Gregor Gysi
„Kleine Männer haben nur verbal eine Chance.“
Zur Person
Gregor Gysi wurde am 16.01.1948 in Berlin geboren. Er absolvierte eine Ausbildung als Rinderzüchter und studierte Jura an der Humboldt-Universität. In der DDR vertrat er als Anwalt unter anderem Regimekritiker wie Rudolf Bahro. 1967 trat er in die SED ein, deren Vorsitzender er 1989 wurde und die wenig später in PDS umbenannt wurde. 2002 wurde er Berliner Bürgermeister und Wirtschaftssenator, drei Jahre später übernahm er mit Oskar Lafontaine den Fraktionsvorsitz der Linkspartei. Bei den vergangenen drei Bundestagswahlen holte er in seinem Wahlkreis Berlin-Köpenick regelmäßig über 40% der Stimmen und zog per Direktmandat in den Bundestag ein. Gregor Gysi ist in zweiter Ehe verheiratet, hat drei Kinder und lebt in Berlin.

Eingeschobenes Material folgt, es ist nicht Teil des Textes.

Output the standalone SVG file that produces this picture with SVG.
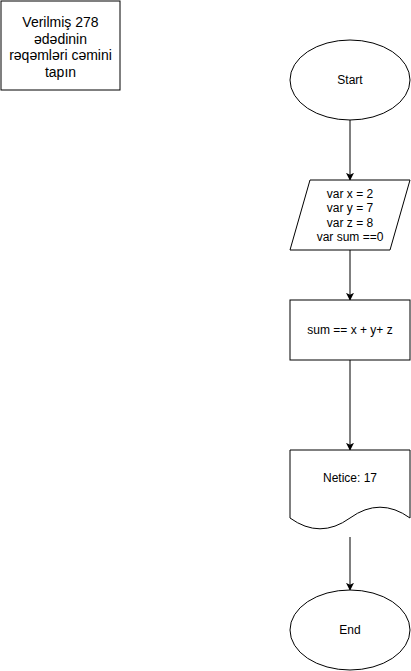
<svg xmlns="http://www.w3.org/2000/svg" width="411" height="671" viewBox="0 0 411 671">
  <style>
    .shape { fill: #ffffff; stroke: #000000; stroke-width: 1; }
    .lbl { font-family: "Liberation Sans", Arial, Helvetica, sans-serif; font-size: 12px; fill: #000000; text-anchor: middle; }
    .title { font-size: 14px; }
    .edge { fill: none; stroke: #000000; stroke-width: 1; }
  </style>
  <defs>
    <marker id="arrow" viewBox="0 0 10 10" refX="9" refY="5" markerWidth="8" markerHeight="8" markerUnits="userSpaceOnUse" orient="auto">
      <path d="M0,0 L10,5 L0,10 L2.5,5 Z" fill="#000000"/>
    </marker>
  </defs>

  <rect width="411" height="671" fill="#ffffff"/>

  <!-- task description -->
  <g id="task">
    <rect class="shape" x="1" y="1" width="119" height="89"/>
    <text class="lbl title" x="60.5" y="27">Verilmiş 278</text>
    <text class="lbl title" x="60.5" y="43.5">ədədinin</text>
    <text class="lbl title" x="60.5" y="60">rəqəmləri cəmini</text>
    <text class="lbl title" x="60.5" y="76.5">tapın</text>
  </g>

  <!-- connectors -->
  <g id="edges">
    <line class="edge" x1="350" y1="120" x2="350" y2="180" marker-end="url(#arrow)"/>
    <line class="edge" x1="350" y1="250" x2="350" y2="300" marker-end="url(#arrow)"/>
    <line class="edge" x1="350" y1="360" x2="350" y2="450" marker-end="url(#arrow)"/>
    <line class="edge" x1="350" y1="537" x2="350" y2="590" marker-end="url(#arrow)"/>
  </g>

  <g id="start">
    <ellipse class="shape" cx="350" cy="80" rx="60" ry="40"/>
    <text class="lbl" x="350" y="84">Start</text>
  </g>

  <g id="input">
    <polygon class="shape" points="310,180 410,180 390,250 290,250"/>
    <text class="lbl" x="350" y="198">var x = 2</text>
    <text class="lbl" x="350" y="212.4">var y = 7</text>
    <text class="lbl" x="350" y="226.8">var z = 8</text>
    <text class="lbl" x="350" y="241.2">var sum ==0</text>
  </g>

  <g id="process">
    <rect class="shape" x="290" y="300" width="120" height="60"/>
    <text class="lbl" x="350" y="334">sum == x + y+ z</text>
  </g>

  <g id="output">
    <path class="shape" d="M290,450 H410 V518 Q380,496.4 350,518 Q320,539.6 290,518 Z"/>
    <text class="lbl" x="350" y="482">Netice: 17</text>
  </g>

  <g id="end">
    <ellipse class="shape" cx="350" cy="630" rx="60" ry="40"/>
    <text class="lbl" x="350" y="634">End</text>
  </g>
</svg>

22.09.2006, Berlin. Am Freitagnachmittag kehrt Ruhe in den Bundestag ein. Gregor Gysi sitzt in seinem nüchtern eingerichteten Büro und beendet gerade das Diktat. Für das Gespräch nimmt er sich Zeit, nur die anschließende Fotosession wird abgekürzt. Eine Delegation aus El Salvador wartet.
Herr Gysi, Sie haben einmal gesagt: „Alles, was ich beruflich gut kann, hängt mit meiner Fähigkeit zu sprechen zusammen.“ Woher kommt diese?
Gregor Gysi: Ich glaube, das hing damit zusammen, dass mein Vater ein bedeutender Redner war, auch in der Familie. Als Kind hatte ich gar keine Chance gegen ihn, es sei denn, mir fiel etwas Besonderes ein. Um mich gegen ihn durchzusetzen, musste ich verbal sehr gut sein. Hinzu kommt, dass ich relativ kurz geraten bin. Kleine Männer haben nur verbal eine Chance. Für mich war schnell klar: Ich müsste besser reden können als die anderen. In der ersten Klasse wurde ich dann ausgesucht, Filme zu synchronisieren. Da lernte ich andere Sichtweisen der Schauspieler kennen. Ich konnte Filme sehen, in die ich normalerweise nicht hätte gehen dürfen, weil ich noch zu jung war. Letztlich: Wenn man als DDR-Rechtsanwalt in einem Strafverfahren etwas erreichen wollte, musste man doppelt so gut sein wie der Staatsanwalt. Anders hatte man keine Chance.
Kann man eine Kundgebung mit einem Popkonzert vergleichen?
Wahrscheinlich. Ein Popsänger hat ein ähnliches Problem wie ein Politiker: Im Publikum sind immer nur Interessierte. Dort steht nicht der gesellschaftliche Durchschnitt, sondern nur ein Ausschnitt. Zu bestimmten Teilen der Gesellschaft hat auch die Politik keinen Kommunikationsstrang.